Probe in N.Y. Oil Depot Blast Continues
NEW YORK (AP) _ A badly burned survivor of Friday’s deadly explosion and fire at an oil storage depot told police he heard a strange noise coming from the pumps just before the blast.
Frank Scandariato, an Exxon Mobil Corp. worker, was in a shack that contained equipment allowing him to shut down the operation when he stepped out to look for the source of the noise, a police official familiar with the investigation said Saturday.
``Next thing he knew, he was getting blown to wherever he got blown to,″ said the official, who spoke on condition of anonymity.
The Staten Island explosion and resulting fire, on a barge unloading gasoline at the Exxon Mobil depot, killed two people, shook surrounding areas and sent black smoke billowing over the city skyline.
The blast also raised terrorism fears, but officials said there was no evidence suggesting it was anything but an accident.
Police said they were looking into a pump malfunction as a possible cause.
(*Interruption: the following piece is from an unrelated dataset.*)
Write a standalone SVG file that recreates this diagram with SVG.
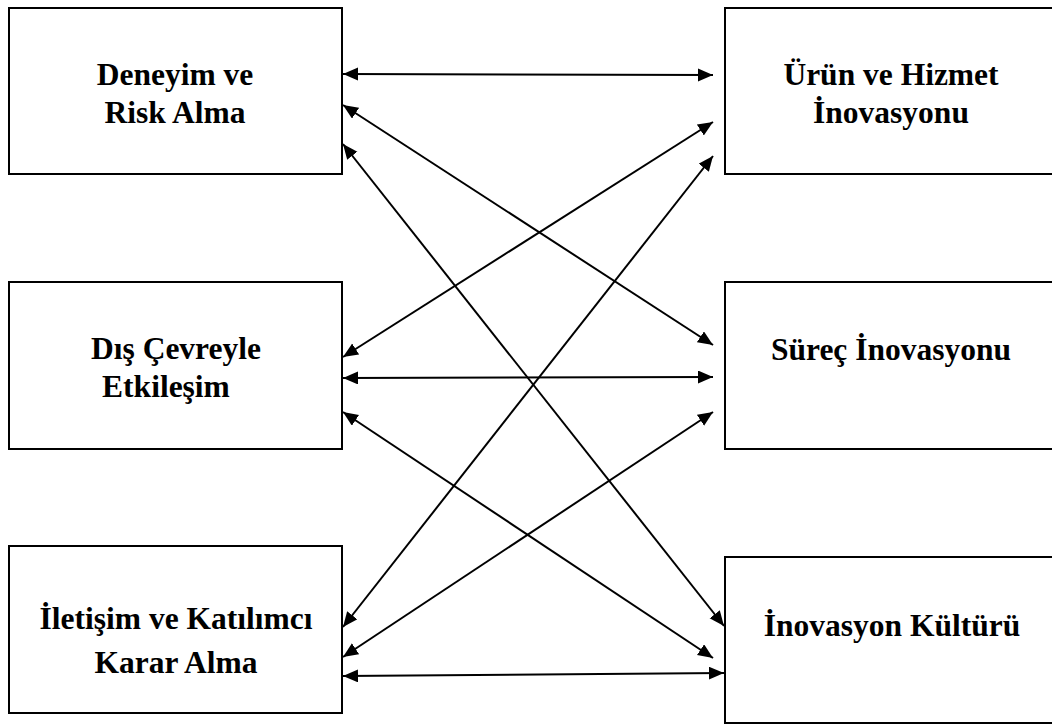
<svg xmlns="http://www.w3.org/2000/svg" width="1052" height="725" viewBox="0 0 1052 725">
  <style>
    .box { fill: #ffffff; stroke: #000000; stroke-width: 2; }
    .lbl { font-family: "Liberation Serif", "Times New Roman", serif; font-weight: bold; font-size: 31.5px; fill: #000000; text-anchor: middle; }
    .link { stroke: #000000; stroke-width: 2; fill: none; marker-start: url(#head); marker-end: url(#head); }
  </style>
  <defs>
    <marker id="head" markerUnits="userSpaceOnUse" markerWidth="16" markerHeight="14" refX="15" refY="6.5" orient="auto-start-reverse">
      <path d="M0,0 L15,6.5 L0,13 Z" fill="#000000"/>
    </marker>
  </defs>
  <rect width="1052" height="725" fill="#ffffff"/>

  <!-- left column -->
  <g id="deneyim">
    <rect class="box" x="9" y="8" width="333" height="166"/>
    <text class="lbl" x="175" y="85">Deneyim ve</text>
    <text class="lbl" x="175" y="123">Risk Alma</text>
  </g>
  <g id="dis-cevre">
    <rect class="box" x="9" y="282" width="333" height="167"/>
    <text class="lbl" x="176" y="359">Dış Çevreyle</text>
    <text class="lbl" x="166" y="397">Etkileşim</text>
  </g>
  <g id="iletisim">
    <rect class="box" x="9" y="546" width="333" height="167"/>
    <text class="lbl" x="176" y="629">İletişim ve Katılımcı</text>
    <text class="lbl" x="176" y="673">Karar Alma</text>
  </g>

  <!-- right column -->
  <g id="urun-hizmet">
    <rect class="box" x="725" y="8" width="340" height="166"/>
    <text class="lbl" x="891" y="85">Ürün ve Hizmet</text>
    <text class="lbl" x="891" y="123">İnovasyonu</text>
  </g>
  <g id="surec">
    <rect class="box" x="725" y="282" width="340" height="167"/>
    <text class="lbl" x="891" y="360">Süreç İnovasyonu</text>
  </g>
  <g id="kultur">
    <rect class="box" x="725" y="557" width="340" height="166"/>
    <text class="lbl" x="892" y="636">İnovasyon Kültürü</text>
  </g>

  <!-- two-way connectors -->
  <g id="connectors">
    <line class="link" x1="343" y1="74" x2="713" y2="75"/>
    <line class="link" x1="343" y1="105" x2="713" y2="345"/>
    <line class="link" x1="343" y1="144" x2="724" y2="626"/>
    <line class="link" x1="343" y1="357" x2="713" y2="122"/>
    <line class="link" x1="343" y1="378" x2="713" y2="377"/>
    <line class="link" x1="343" y1="412" x2="713" y2="658"/>
    <line class="link" x1="343" y1="627" x2="713" y2="156"/>
    <line class="link" x1="343" y1="657" x2="713" y2="412"/>
    <line class="link" x1="343" y1="676" x2="724" y2="673"/>
  </g>
</svg>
The official said a mechanic was called aboard the barge after it arrived Thursday night, and that investigators believe he was called to work on the pump system.
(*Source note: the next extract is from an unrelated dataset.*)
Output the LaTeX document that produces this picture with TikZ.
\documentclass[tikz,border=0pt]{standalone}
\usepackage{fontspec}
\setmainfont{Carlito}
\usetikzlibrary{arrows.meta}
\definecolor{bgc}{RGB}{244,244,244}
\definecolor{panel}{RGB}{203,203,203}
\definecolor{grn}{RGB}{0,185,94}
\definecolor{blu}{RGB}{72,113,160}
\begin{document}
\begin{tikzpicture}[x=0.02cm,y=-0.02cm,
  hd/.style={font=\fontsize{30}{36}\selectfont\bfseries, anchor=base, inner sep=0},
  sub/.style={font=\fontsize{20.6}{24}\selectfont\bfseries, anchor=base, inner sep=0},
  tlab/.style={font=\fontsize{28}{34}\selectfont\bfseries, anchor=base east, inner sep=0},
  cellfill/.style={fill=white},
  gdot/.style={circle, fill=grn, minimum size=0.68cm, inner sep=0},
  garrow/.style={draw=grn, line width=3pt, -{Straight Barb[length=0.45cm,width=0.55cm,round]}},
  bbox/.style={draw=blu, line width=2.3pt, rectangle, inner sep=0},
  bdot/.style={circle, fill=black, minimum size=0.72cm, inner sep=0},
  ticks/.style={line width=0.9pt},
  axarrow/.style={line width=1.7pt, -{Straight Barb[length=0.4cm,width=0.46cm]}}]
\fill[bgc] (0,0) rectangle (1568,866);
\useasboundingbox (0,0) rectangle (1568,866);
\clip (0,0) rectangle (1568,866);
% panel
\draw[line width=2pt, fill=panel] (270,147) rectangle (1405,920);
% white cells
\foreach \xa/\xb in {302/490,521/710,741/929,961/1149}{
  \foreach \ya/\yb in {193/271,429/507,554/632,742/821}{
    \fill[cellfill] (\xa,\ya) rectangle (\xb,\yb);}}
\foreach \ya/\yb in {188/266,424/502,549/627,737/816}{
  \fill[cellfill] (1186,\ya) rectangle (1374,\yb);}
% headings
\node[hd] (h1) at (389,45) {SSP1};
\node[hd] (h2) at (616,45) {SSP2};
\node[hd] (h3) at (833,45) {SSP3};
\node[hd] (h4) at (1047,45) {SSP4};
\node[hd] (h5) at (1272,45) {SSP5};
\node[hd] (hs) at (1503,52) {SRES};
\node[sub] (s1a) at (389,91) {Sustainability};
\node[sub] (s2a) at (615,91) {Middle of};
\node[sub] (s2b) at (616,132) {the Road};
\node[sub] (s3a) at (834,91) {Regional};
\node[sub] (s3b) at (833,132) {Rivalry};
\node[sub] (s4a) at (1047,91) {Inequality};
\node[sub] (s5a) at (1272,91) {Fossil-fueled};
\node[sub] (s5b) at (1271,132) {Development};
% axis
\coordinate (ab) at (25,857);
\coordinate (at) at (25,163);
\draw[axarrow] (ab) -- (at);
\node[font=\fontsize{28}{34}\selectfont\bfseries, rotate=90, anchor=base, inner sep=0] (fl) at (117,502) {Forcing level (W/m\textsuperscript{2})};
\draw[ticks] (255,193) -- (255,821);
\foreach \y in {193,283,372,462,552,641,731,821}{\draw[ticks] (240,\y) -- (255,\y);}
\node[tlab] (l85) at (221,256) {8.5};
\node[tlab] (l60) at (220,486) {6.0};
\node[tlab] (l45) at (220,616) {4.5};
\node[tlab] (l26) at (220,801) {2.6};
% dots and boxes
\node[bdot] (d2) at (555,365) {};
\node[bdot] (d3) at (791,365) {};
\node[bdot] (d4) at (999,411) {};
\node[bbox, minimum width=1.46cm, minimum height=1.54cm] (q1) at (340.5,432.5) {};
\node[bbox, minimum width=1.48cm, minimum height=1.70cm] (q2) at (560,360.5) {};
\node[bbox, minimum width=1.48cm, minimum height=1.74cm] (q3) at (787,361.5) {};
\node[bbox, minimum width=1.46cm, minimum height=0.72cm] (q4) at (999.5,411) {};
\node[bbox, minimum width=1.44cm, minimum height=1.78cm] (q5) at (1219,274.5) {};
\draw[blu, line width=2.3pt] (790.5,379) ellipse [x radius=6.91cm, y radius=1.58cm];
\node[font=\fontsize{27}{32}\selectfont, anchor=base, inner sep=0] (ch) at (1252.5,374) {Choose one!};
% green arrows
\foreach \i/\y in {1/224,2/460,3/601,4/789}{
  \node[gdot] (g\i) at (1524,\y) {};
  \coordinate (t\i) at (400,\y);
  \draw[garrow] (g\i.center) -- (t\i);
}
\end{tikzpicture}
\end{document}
Coast Guard Petty Officer Matthew Belson declined to comment on whether the investigation was focusing on a possible pump malfunction.
Killed were the barge captain, John Kyne, 52, of Huntsville, Ala., and mate Ford Ebanks, 24, of Miami, according to a spokeswoman for Hicksville-based Bouchard Transportation Co., which owned the barge.
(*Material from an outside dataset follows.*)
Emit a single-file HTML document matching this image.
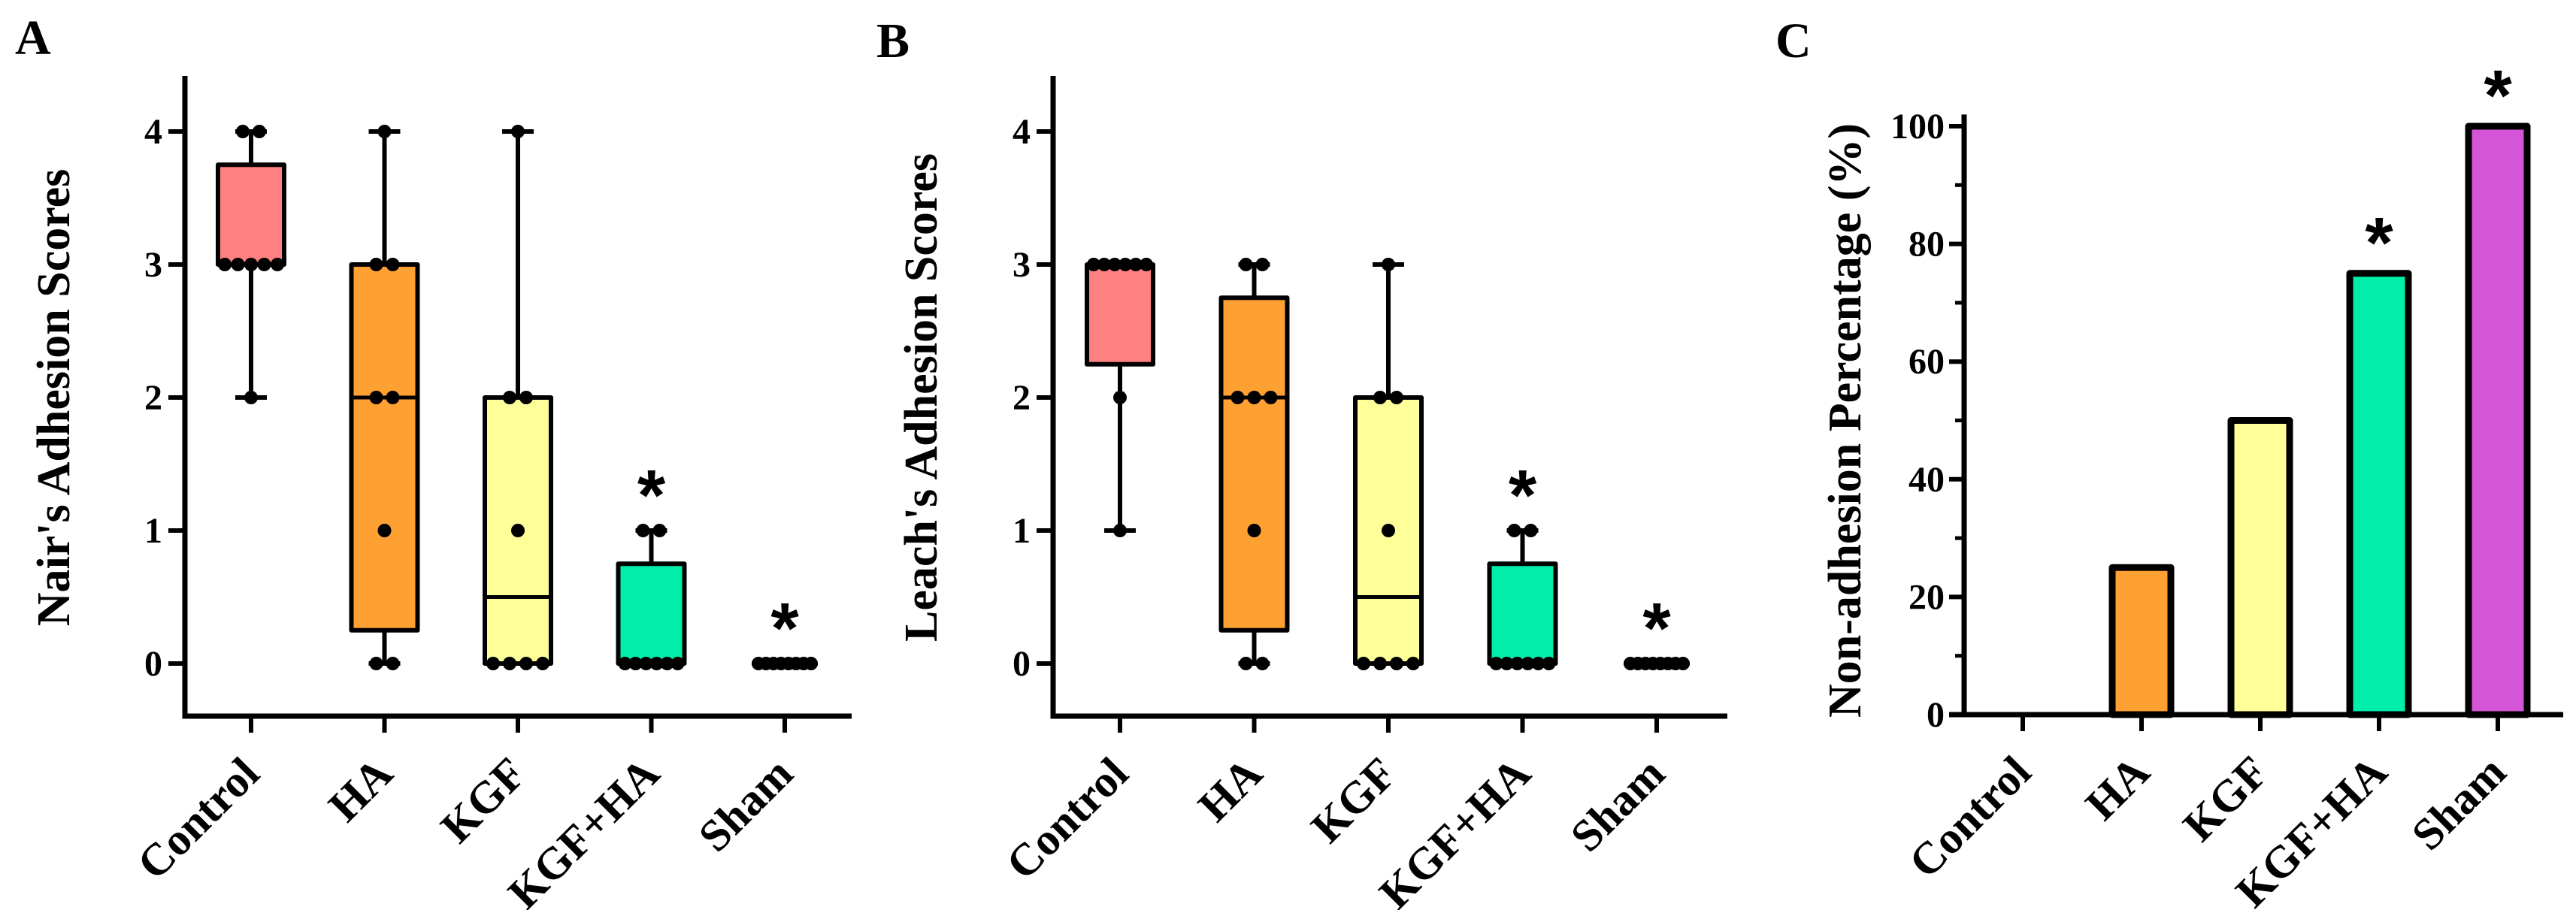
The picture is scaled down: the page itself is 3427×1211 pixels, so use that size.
<!DOCTYPE html>
<html><head><meta charset="utf-8"><style>
html,body{margin:0;padding:0;background:#fff;}
svg{display:block;}
text{font-family:"Liberation Serif",serif;font-weight:bold;fill:#000;}
</style></head><body>
<svg id="fig" width="3427" height="1211" viewBox="0 0 3427 1211" xmlns="http://www.w3.org/2000/svg">
<text x="20" y="72" font-size="66">A</text>
<text x="1166" y="76" font-size="66">B</text>
<text x="2362" y="76" font-size="66">C</text>
</svg>
<script>
const categories = ["Control","HA","KGF","KGF+HA","Sham"];
const colors = ["#FF8080","#FFA033","#FFFF99","#00EEAA","#D455D8"];
const nairControl = [4,4,3,3,3,3,3,2];
const nairHA = [4,3,3,2,2,1,0,0];
const nairKGF = [4,2,2,1,0,0,0,0];
const nairKGFHA = [1,1,0,0,0,0,0,0];
const nairSham = [0,0,0,0,0,0,0,0];
const leachControl = [3,3,3,3,3,3,2,1];
const leachHA = [3,3,2,2,2,1,0,0];
const leachKGF = [3,2,2,1,0,0,0,0];
const leachKGFHA = [1,1,0,0,0,0,0,0];
const leachSham = [0,0,0,0,0,0,0,0];
const scoreTicks = [0,1,2,3,4];
const nairSignificant = [false,false,false,true,true];
const leachSignificant = [false,false,false,true,true];
const pctValues = [0,25,50,75,100];
const pctTicks = [0,20,40,60,80,100];
const pctMinorTicks = [10,30,50,70,90];
const pctSignificant = [false,false,false,true,true];

const NS = "http://www.w3.org/2000/svg";
const svg = document.getElementById("fig");
function mk(tag, attrs, parent){
  const e = document.createElementNS(NS, tag);
  for (const k in attrs) e.setAttribute(k, attrs[k]);
  (parent||svg).appendChild(e);
  return e;
}
function quant(arr, p){
  const s = arr.slice().sort((a,b)=>a-b);
  const n = s.length;
  let pos = (n+1)*p;
  if (pos < 1) pos = 1;
  if (pos > n) pos = n;
  const lo = Math.floor(pos), fr = pos - lo;
  const a = s[lo-1], b = s[Math.min(lo, n-1)];
  return a + fr*(b-a);
}
const LBL_DX = 14, LBL_DY = 80;

function drawBoxPanel(cfg){
  const g = mk("g", {});
  
  
  const y = v => cfg.y0 - v*cfg.unit;
  const x = i => cfg.cx0 + i*cfg.step;
  const ya = mk("line",{x1:cfg.axisX,y1:cfg.axisTop,x2:cfg.axisX,y2:cfg.axisBottom+3.5,stroke:"#000","stroke-width":7},g);
  
  
  const xa = mk("line",{x1:cfg.axisX-3.5,y1:cfg.axisBottom,x2:cfg.axisRight,y2:cfg.axisBottom,stroke:"#000","stroke-width":7},g);
  
  
  scoreTicks.forEach(t=>{
    const tk = mk("line",{x1:cfg.axisX-22,y1:y(t),x2:cfg.axisX,y2:y(t),stroke:"#000","stroke-width":6},g);
    
    
    const tl = mk("text",{x:cfg.axisX-30,y:y(t)+16,"font-size":48,"text-anchor":"end"},g);
    tl.textContent = t;
    
    
  });
  const title = mk("text",{x:0,y:0,"font-size":62,"text-anchor":"middle",transform:`translate(${cfg.titleX+22},${(y(4)+y(0))/2}) rotate(-90)`},g);
  title.textContent = cfg.title;
  
  
  cfg.groups.forEach((data,i)=>{
    const cx = x(i);
    const mn = Math.min(...data), mx = Math.max(...data);
    const q1 = quant(data,0.25), md = quant(data,0.5), q3 = quant(data,0.75);
    const bg = mk("g",{},g);
    
    
    const hw = 44, cw = 21;
    mk("line",{x1:cx,y1:y(mx),x2:cx,y2:y(mn),stroke:"#000","stroke-width":6},bg);
    mk("line",{x1:cx-cw,y1:y(mx),x2:cx+cw,y2:y(mx),stroke:"#000","stroke-width":6},bg);
    mk("line",{x1:cx-cw,y1:y(mn),x2:cx+cw,y2:y(mn),stroke:"#000","stroke-width":6},bg);
    const h = Math.max(y(q1)-y(q3), 0);
    mk("rect",{x:cx-hw,y:y(q3),width:hw*2,height:h,fill:colors[i],stroke:"#000","stroke-width":6,"stroke-linejoin":"round"},bg);
    mk("line",{x1:cx-hw,y1:y(md),x2:cx+hw,y2:y(md),stroke:"#000","stroke-width":5},bg);
    const counts = {};
    data.forEach(v=>{counts[v]=(counts[v]||0)+1;});
    Object.keys(counts).forEach(k=>{
      const n = counts[k];
      const sp = n>1 ? Math.min(22, 70/(n-1)) : 0;
      for (let j=0;j<n;j++){
        const d = mk("circle",{cx:cx+(j-(n-1)/2)*sp,cy:y(+k),r:9,fill:"#000"},bg);
        
        
      }
    });
    const ct = mk("line",{x1:cx,y1:cfg.axisBottom,x2:cx,y2:cfg.axisBottom+22,stroke:"#000","stroke-width":6},g);
    
    
    const lb = mk("text",{x:0,y:0,"font-size":60,"text-anchor":"end",transform:`translate(${cx+LBL_DX},${cfg.axisBottom+LBL_DY}) rotate(-45)`},g);
    lb.textContent = categories[i];
    
    
    if (cfg.sig[i]){
      const st = mk("text",{x:cx,y:y(mx)-62+48,"font-size":96,"text-anchor":"middle",style:"font-family:'Liberation Sans',sans-serif"},g);
      st.textContent = "*";
      
      
    }
  });
}

drawBoxPanel({name:"panel-a-nair-scores", axisX:246, axisTop:101, axisBottom:953, axisRight:1133,
  y0:883, unit:177, cx0:334, step:177.5, titleX:70, title:"Nair's Adhesion Scores",
  groups:[nairControl,nairHA,nairKGF,nairKGFHA,nairSham], sig:nairSignificant});
drawBoxPanel({name:"panel-b-leach-scores", axisX:1401, axisTop:101, axisBottom:953, axisRight:2298,
  y0:883, unit:177, cx0:1490, step:178.5, titleX:1224, title:"Leach's Adhesion Scores",
  groups:[leachControl,leachHA,leachKGF,leachKGFHA,leachSham], sig:leachSignificant});

(function(){
  const g = mk("g",{});
  
  
  const axisX = 2613, y0 = 951, unit = 7.83, cx0 = 2691, step = 158, bw = 78;
  const y = v => y0 - v*unit;
  const x = i => cx0 + i*step;
  const ya = mk("line",{x1:axisX,y1:y(102),x2:axisX,y2:y0+3.5,stroke:"#000","stroke-width":7},g);
  
  
  const xa = mk("line",{x1:axisX-20,y1:y0,x2:3410,y2:y0,stroke:"#000","stroke-width":7},g);
  
  
  pctTicks.forEach(t=>{
    const tk = mk("line",{x1:axisX-20,y1:y(t),x2:axisX,y2:y(t),stroke:"#000","stroke-width":6},g);
    
    
    const tl = mk("text",{x:axisX-26,y:y(t)+16,"font-size":48,"text-anchor":"end"},g);
    tl.textContent = t;
    
    
  });
  pctMinorTicks.forEach(t=>{
    const tk = mk("line",{x1:axisX-12,y1:y(t),x2:axisX,y2:y(t),stroke:"#000","stroke-width":5},g);
    
    
  });
  const title = mk("text",{x:0,y:0,"font-size":62,"text-anchor":"middle",transform:`translate(${2453+22},${(y(100)+y(0))/2}) rotate(-90)`},g);
  title.textContent = "Non-adhesion Percentage (%)";
  
  
  pctValues.forEach((v,i)=>{
    const cx = x(i);
    if (v > 0){
      const b = mk("rect",{x:cx-bw/2,y:y(v),width:bw,height:y0-y(v),fill:colors[i],stroke:"#000","stroke-width":9,"stroke-linejoin":"round"},g);
      
      
    }
    const ct = mk("line",{x1:cx,y1:y0,x2:cx,y2:y0+22,stroke:"#000","stroke-width":6},g);
    
    
    const lb = mk("text",{x:0,y:0,"font-size":60,"text-anchor":"end",transform:`translate(${cx+LBL_DX},${y0+LBL_DY}) rotate(-45)`},g);
    lb.textContent = categories[i];
    
    
    if (pctSignificant[i]){
      const st = mk("text",{x:cx,y:y(v)-56+48,"font-size":96,"text-anchor":"middle",style:"font-family:'Liberation Sans',sans-serif"},g);
      st.textContent = "*";
      
      
    }
  });
})();
</script>
</body></html>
Scandariato, 48, of Middletown, N.J., was in critical but stable condition Saturday with burns over 15 percent of his body, according to hospital officials.
A small fire continued to burn Saturday at the edge of the pier next to the barge, but officials said they believed environmental damage from the accident would be minimal.
``There is no fuel in the water. It burned off,″ Coast Guard Petty Officer Jaime Bigelow said. He also said the air was safe, but added that officials still were assessing shoreline damage.
Exxon Mobil was working on a salvage plan to remove the remains of the exploded barge, Belson said.
Exxon Mobil did not immediately respond to a request for comment.